You can also geek out on the evolutionary science of our mammalian tendencies. Some researchers postulate that noisy sex can be adaptive; perhaps female vocalizations encourage the partner to keep up the good work as well as enhancing the partner’s pleasure. And voilà!

Deborah L. Davis
Source: Deborah L. Davis

8. Enlist outside intervention. For example, you could alert an apartment complex manager and ask them to handle it. Or talk to other neighbors for support and strength in numbers. Some people resort to calling the police, but this should be a last resort. Loud sex is not exactly an emergency, unless you’re chronically distressed, sleep deprived, or think someone’s safety is at risk. Then, don’t hesitate to call 911!

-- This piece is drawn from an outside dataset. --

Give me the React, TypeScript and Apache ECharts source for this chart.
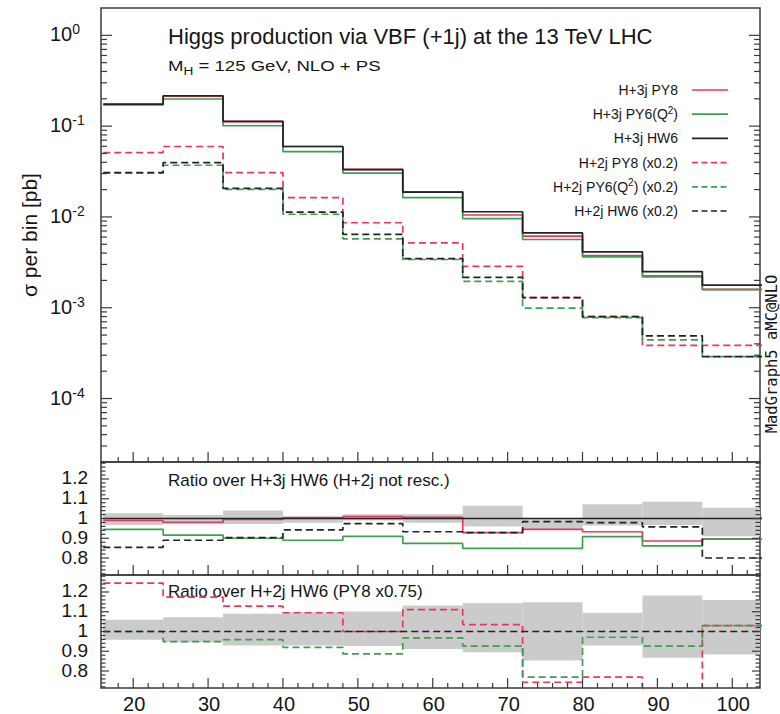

9. Contemplate this:  Do you have loud sex? Given the pervasiveness of this problem, it's quite possible. Remember, it's common courtesy to refrain from invading others’ private spaces with vociferous displays of your private activities. Be a good neighbor and practice self-awareness, monitor your noise levels, use soundproofing, and be respectful of others. This courtesy is especially important for multi-generational family households.

Deborah L. Davis
Source: Deborah L. Davis

10. Alternatively, embrace the loud sex. If this works for you and your living situation, take it in stride as a fact of life. And if your nearest neighbors are noisy, this grants permission for you to be noisy too. Back atcha! If you can’t beat ‘em, join ‘em! Of course, you risk embarrassing yourself and others. Though, wouldn’t that be sweet justice—if the loudest offenders, the ones who drew you over to the dark side, ended up tacking a note on your door? Let the hilarity ensue!

My way of dealing with this? Research and write a blog post. I feel better already. And today, I haven't heard a peep!